Ich konnte bisher keine Ursache entdecken. Prozessorauslastung dümpelt zwischen 20 und 50%. Ram bei etwa 25% und Cache bei etwa 5%. Die Sd-Karte würde ich auch mal ausschließen da wenn z.B. der Browser offen ist diese keine alt zu große Rolle mehr spielen sollte. 
Also was ist da los, wo ist das Problem? Der Browser z.B. brauch ewig bis der was tut
Ich erwarte bei dem System zu viel?
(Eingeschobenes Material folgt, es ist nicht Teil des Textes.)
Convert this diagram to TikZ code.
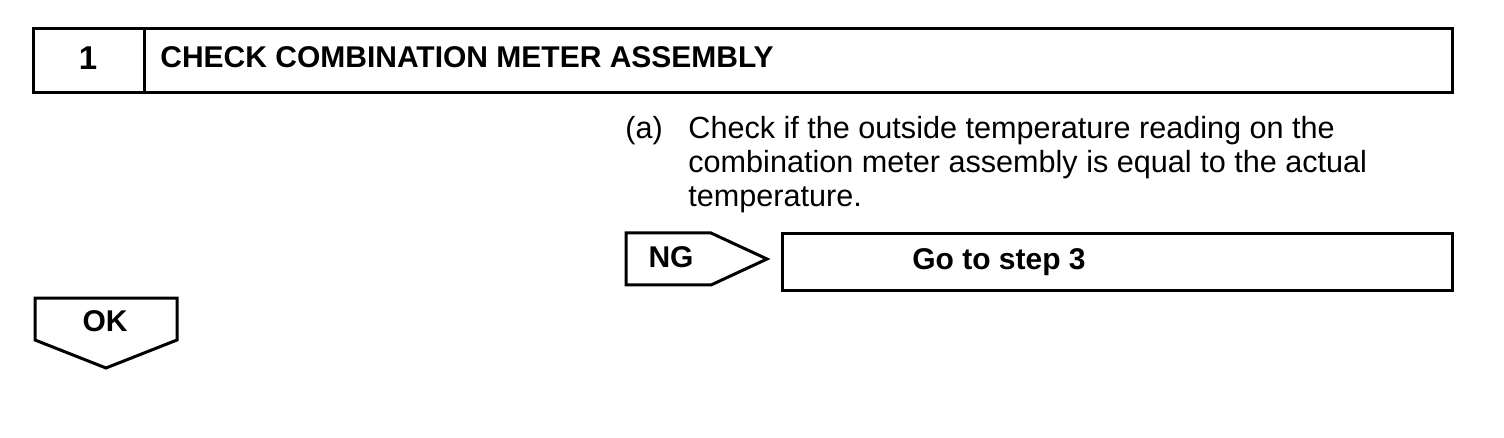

Denke nicht hab auch schon mit 233Mhz Pcs gearbeitet und so schlimm wie bei meinem pi war das nicht.
Das System braucht zu viel Leistung? Die Werte sagen was anderes.
Das einzige was denkbar wäre ist fehlende oder nicht installierte hardwarebeschleunigung, ist es das etwa und gibts da Abhilfe?
Was habt ihr für Erfahrungen oder Erklärungen oder sogar Lösungen dazu?

Danke
Special-Agent-J


----------



## blackout24 (12. Februar 2014)

Wie hast du die SD-Karte den Verschlüsselt? Glaube richtige Desktop CPUs haben dafür extra AES Features, damit die Performance eben nich in die Knie geht. Kannst ja mal cat /proc/cpuinfo machen.

Ist halt nur ein 700 Mhz ARM. Was ungefähr der Leistung eines 2-300 Mhz x86 Prozessors entspricht.


----------